Alice Finnamore said...

What a beautiful description of your marvelous week on the edge of Long Island Sound. By now you've completed your west coast week too. I'm happy being part of the society of dreaming midwives. Thank you so much for the opportunity to be part of this marvellous vision.
Love, Alice

Robert Moss said...

Dear Alice - It is such a gift to have you in our society of dreaming midwives!

Leanne said...

Robert, your words are so evocative of the birthing of a new way of seeing and being in this world. I resonate so strongly with them. In particular with the young woman in the future. I once had a powerful alternate dreaming experience of being a very very long way in the future and of doing dream expeditions onto the planet below that had been traumatised in some way. I awoke from that experience with a sense of knowing that this dreaming is my work, still unfolding, gestating within me or I am gestating within it, growing and pushing towards a birth. What hopeful visions you share. Many thanks. Leanne.

Robert Moss said...

Thanks for sharing your own powerful vision, Leanne. In my dream, you'll be able to find your way to one of my trainings for teachers of Active Dreaming. The next one will be held on the West Coast in July 2010.

Lou Hagood said...

Hi Robert, In my dreams, this divine midwife is a precurser of the pregnant Asian woman in the James Bond dream, and personifies my conflict over accepting her challenge to put my energies into dream teaching or to regress to my James Bond macho-thriller days.
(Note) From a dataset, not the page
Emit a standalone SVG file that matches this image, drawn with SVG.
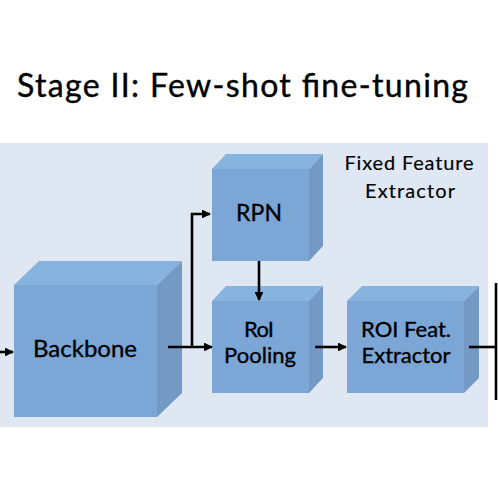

The Asian women feels like a threat in this respect. Achilles or Odysseus--take your pick. Lou H.

Robert Moss said...

Interesting reading, Lou. But I really don't feel much if any conflict within myself over this. My prime commitment is to the midwives, and I've been serving that unwaveringly over nearly two decades. Now, what I may yet write over a variety of genres has yet to been seen, but it is unlikely to involve a "regression"; rather (hopefully) a new integration, as I was able to integrate my first professional incarnation as a history professor with my vocation as a dream teacher in writing my "Secret History of Dreaming".

Katrina said...

I greatly enjoyed reading this and it makes me quite intrigued about the teacher training in Seattle next July...

Robert Moss said...

Hi Katrina - I'll be posting basic information on the July 2010 dream teacher training at the website soon. Do feel free to email me privately to discuss the details. There are some prerequisites.

Adelita Chirino said...

Robert, I've experienced so many marvelous things in the process of teaching Active Dreaming as I learned to do from you. The tools of AD open dreamways for people of all ages. I've been witness to one wonderful dream inspired moment after another leading AD workshops in CT. I look forward to participating in The World Day of Active Dreaming or as I like to call it: "el Diez de Mayo: Dia de los SueƱos!"